A isto se soma a má qualidade do ensino no Brasil, que contribui também para o mau desenvolvimento da cidadania. Sem um desenvolvimento apurado do raciocínio abstrato, não é possível a compreensão do universo das relações sociais, inviabilizando o trabalho preventivo da polícia. Pessoas que compreendem mal o funcionamento de sua sociedade, não podem gerir corretamente os gestores da segurança pública, ficando a mercê de suas idiossincrasias e vícios.

Os exemplos dessa gestão deficiente se acumulam nas ruas. Freqüentemente vemos policiais comprando alimentos em camelôs; andando em transportes piratas; batendo papo, enquanto motoristas avançam sobre os pedestres e pedestres atravessam fora da faixa; passeando entre camelôs que vendem cigarros e comercializam tickets-refeição e vales-transporte; ignorando carros em fila dupla; conversando no celular, enquanto policiam; descumprindo as regras de trânsito ao volante de seus carros e até mesmo nos carros oficiais; ignorando as bancas de jogo-do-bicho; sendo apontados como agentes do crime; sendo filmados cometendo crimes etc.

O famoso modelo de tolerância zero com o crime tornou-se piada nos lugares onde foi aplicado, porque seus executores não têm a mínima compreensão do que seja respeitar a lei no cotidiano do exercício profissional. Como iriam estender isto aos seus programas de gestão de segurança? Modelos de comportamento não são maquetes, assim como as leis não são apenas palavras. Para que funcionem necessitam do dinamismo do dia-a-dia. É isto que os faz serem modelos, não o desejo de que funcionem como tal.

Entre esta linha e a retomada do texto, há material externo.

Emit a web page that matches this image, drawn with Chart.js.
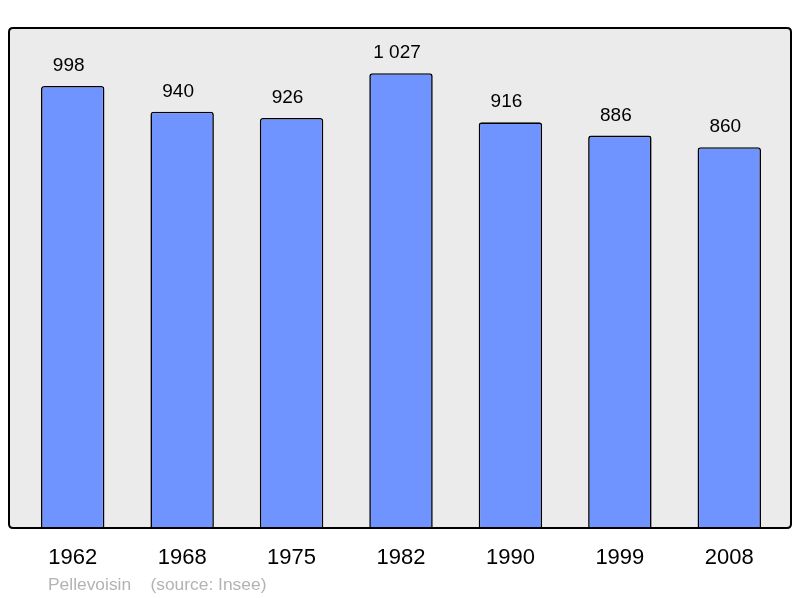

Para nossa vergonha, a imprensa brasileira consagrou a expressão "a lei não pegou", mostrando que nós, brasileiros, consideramos a disciplina uma coisa de momento, que pode ou não acontecer, ao sabor de nossa vontade. Não pensamos a sociedade como um conjunto de pessoas dispostas a preservar o direito coletivo com a mesma força e intensidade com que cada um luta pelo seu direito individual.

Dessa forma, perguntamos, qual será a utilidade preventiva de colocarmos mais policiais nas ruas? A mim parece que teremos mais maus exemplos para a juventude e mais desesperança para o cidadão. Será antes necessário repensar o policiamento, através de um trabalho de educação social dos policiais e da sociedade como um todo.

O trabalho de segurança pública é, antes de tudo, um trabalho de prevenção da criminalidade e sua execução deve ser debatida pela sociedade: alunos e professores, pais e filhos, patrões e empregados, homens e mulheres, crentes e descrentes. Não pode ficar restrito a contratar policiais, comprar viaturas e a construir prisões.

É preciso reeducar o cidadão para o respeito à lei e o policial para o respeito à sociedade, e, ambos, para exercício pleno da cidadania.